→ **Provided material**:

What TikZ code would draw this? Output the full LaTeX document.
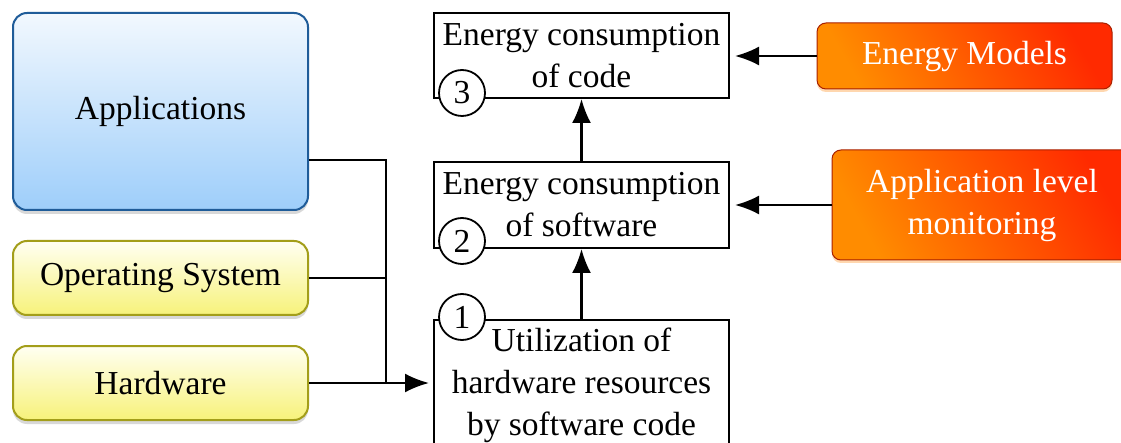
\documentclass[tikz,border=0pt]{standalone}
\usepackage{fontspec}
\setmainfont{Liberation Serif}
\usetikzlibrary{arrows.meta,shadows,calc}
\definecolor{bluetop}{HTML}{F2F8FE}
\definecolor{bluebot}{HTML}{9ECEFA}
\definecolor{blueborder}{HTML}{1F5C99}
\definecolor{yeltop}{HTML}{FFFFF2}
\definecolor{yelbot}{HTML}{F7F27A}
\definecolor{yelborder}{HTML}{A39E1A}
\definecolor{orA}{HTML}{FF8C00}
\definecolor{orB}{HTML}{FF2A00}
\definecolor{orborder}{HTML}{A82000}
\definecolor{orglow}{HTML}{FFB060}
\tikzset{
  txt/.style={font=\fontsize{33.5}{42}\selectfont, align=center, inner sep=0pt},
  bluebox/.style={txt, draw=blueborder, line width=2pt, rounded corners=14pt,
    top color=bluetop, bottom color=bluebot,
    drop shadow={shadow xshift=0pt, shadow yshift=-4pt, opacity=0.3}},
  yelbox/.style={txt, draw=yelborder, line width=2pt, rounded corners=14pt,
    top color=yeltop, bottom color=yelbot,
    drop shadow={shadow xshift=0pt, shadow yshift=-4pt, opacity=0.3}},
  orbox/.style={txt, text=white, draw=orborder, line width=1pt, rounded corners=9pt,
    shading=axis, left color=orB, right color=orA, shading angle=-60,
    drop shadow={shadow xshift=0pt, shadow yshift=-3pt, opacity=0.5, fill=orglow}},
  plainbox/.style={txt, draw=black, line width=2pt, fill=white},
  numcirc/.style={circle, draw=black, line width=1.8pt, fill=white, inner sep=0pt,
    minimum size=46pt, font=\fontsize{33.5}{33.5}\selectfont},
  conn/.style={line width=2.2pt, draw=black},
  arr/.style={conn, -{Latex[length=24pt,width=19pt]}},
}
\begin{document}
\begin{tikzpicture}[x=1pt,y=-1pt]
\useasboundingbox (0,0) rectangle (1121,443);
\clip (0,0) rectangle (1121,443);
\fill[white] (0,0) rectangle (1121,443);
% left boxes
\node[bluebox, minimum width=295pt, minimum height=197pt] (apps) at (160.5,111.5) {Applications};
\node[yelbox, minimum width=295pt, minimum height=74pt] (os) at (160.5,278) {Operating System};
\node[yelbox, minimum width=295pt, minimum height=74pt] (hw) at (160.5,383) {Hardware};
% center boxes
\node[plainbox, minimum width=295pt, minimum height=85pt] (b3) at (581.5,55.5) {Energy consumption\\of code};
\node[plainbox, minimum width=295pt, minimum height=86pt] (b2) at (581.5,205) {Energy consumption\\of software};
\node[plainbox, minimum width=295pt, minimum height=130pt] (b1) at (581.5,385) {Utilization of\\hardware resources\\by software code};
% right boxes
\node[orbox, minimum width=295pt, minimum height=66pt] (em) at (964.5,56) {Energy Models};
\node[orbox, minimum width=300pt, minimum height=110pt] (alm) at (982,205) {Application level\\monitoring};
% number circles
\node[numcirc] (c3) at (462,93) {3};
\node[numcirc] (c2) at (462,241) {2};
\node[numcirc] (c1) at (462,317) {1};
% connectors
\coordinate (j) at (386,384);
\draw[conn] ($(apps.east)+(0,48.5)$) -| (j);
\draw[conn] (os.east) -- (os.east -| j);
\draw[arr, shorten >=4pt] (hw.east) -- (hw.east -| b1.west);
\draw[arr] (b1.north) -- (b2.south);
\draw[arr] (b2.north) -- (b3.south);
\draw[arr, shorten >=5pt] (em.west) -- (em.west -| b3.east);
\draw[arr, shorten >=5pt] (alm.west) -- (alm.west -| b2.east);
\end{tikzpicture}
\end{document}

→ **Task objective**:
Copy the material above exactly and drop the pictures.

→ **Reply**:
What TikZ code would draw this? Output the full LaTeX document.
\documentclass[tikz,border=0pt]{standalone}
\usepackage{fontspec}
\setmainfont{Liberation Serif}
\usetikzlibrary{arrows.meta,shadows,calc}
\definecolor{bluetop}{HTML}{F2F8FE}
\definecolor{bluebot}{HTML}{9ECEFA}
\definecolor{blueborder}{HTML}{1F5C99}
\definecolor{yeltop}{HTML}{FFFFF2}
\definecolor{yelbot}{HTML}{F7F27A}
\definecolor{yelborder}{HTML}{A39E1A}
\definecolor{orA}{HTML}{FF8C00}
\definecolor{orB}{HTML}{FF2A00}
\definecolor{orborder}{HTML}{A82000}
\definecolor{orglow}{HTML}{FFB060}
\tikzset{
  txt/.style={font=\fontsize{33.5}{42}\selectfont, align=center, inner sep=0pt},
  bluebox/.style={txt, draw=blueborder, line width=2pt, rounded corners=14pt,
    top color=bluetop, bottom color=bluebot,
    drop shadow={shadow xshift=0pt, shadow yshift=-4pt, opacity=0.3}},
  yelbox/.style={txt, draw=yelborder, line width=2pt, rounded corners=14pt,
    top color=yeltop, bottom color=yelbot,
    drop shadow={shadow xshift=0pt, shadow yshift=-4pt, opacity=0.3}},
  orbox/.style={txt, text=white, draw=orborder, line width=1pt, rounded corners=9pt,
    shading=axis, left color=orB, right color=orA, shading angle=-60,
    drop shadow={shadow xshift=0pt, shadow yshift=-3pt, opacity=0.5, fill=orglow}},
  plainbox/.style={txt, draw=black, line width=2pt, fill=white},
  numcirc/.style={circle, draw=black, line width=1.8pt, fill=white, inner sep=0pt,
    minimum size=46pt, font=\fontsize{33.5}{33.5}\selectfont},
  conn/.style={line width=2.2pt, draw=black},
  arr/.style={conn, -{Latex[length=24pt,width=19pt]}},
}
\begin{document}
\begin{tikzpicture}[x=1pt,y=-1pt]
\useasboundingbox (0,0) rectangle (1121,443);
\clip (0,0) rectangle (1121,443);
\fill[white] (0,0) rectangle (1121,443);
% left boxes
\node[bluebox, minimum width=295pt, minimum height=197pt] (apps) at (160.5,111.5) {Applications};
\node[yelbox, minimum width=295pt, minimum height=74pt] (os) at (160.5,278) {Operating System};
\node[yelbox, minimum width=295pt, minimum height=74pt] (hw) at (160.5,383) {Hardware};
% center boxes
\node[plainbox, minimum width=295pt, minimum height=85pt] (b3) at (581.5,55.5) {Energy consumption\\of code};
\node[plainbox, minimum width=295pt, minimum height=86pt] (b2) at (581.5,205) {Energy consumption\\of software};
\node[plainbox, minimum width=295pt, minimum height=130pt] (b1) at (581.5,385) {Utilization of\\hardware resources\\by software code};
% right boxes
\node[orbox, minimum width=295pt, minimum height=66pt] (em) at (964.5,56) {Energy Models};
\node[orbox, minimum width=300pt, minimum height=110pt] (alm) at (982,205) {Application level\\monitoring};
% number circles
\node[numcirc] (c3) at (462,93) {3};
\node[numcirc] (c2) at (462,241) {2};
\node[numcirc] (c1) at (462,317) {1};
% connectors
\coordinate (j) at (386,384);
\draw[conn] ($(apps.east)+(0,48.5)$) -| (j);
\draw[conn] (os.east) -- (os.east -| j);
\draw[arr, shorten >=4pt] (hw.east) -- (hw.east -| b1.west);
\draw[arr] (b1.north) -- (b2.south);
\draw[arr] (b2.north) -- (b3.south);
\draw[arr, shorten >=5pt] (em.west) -- (em.west -| b3.east);
\draw[arr, shorten >=5pt] (alm.west) -- (alm.west -| b2.east);
\end{tikzpicture}
\end{document}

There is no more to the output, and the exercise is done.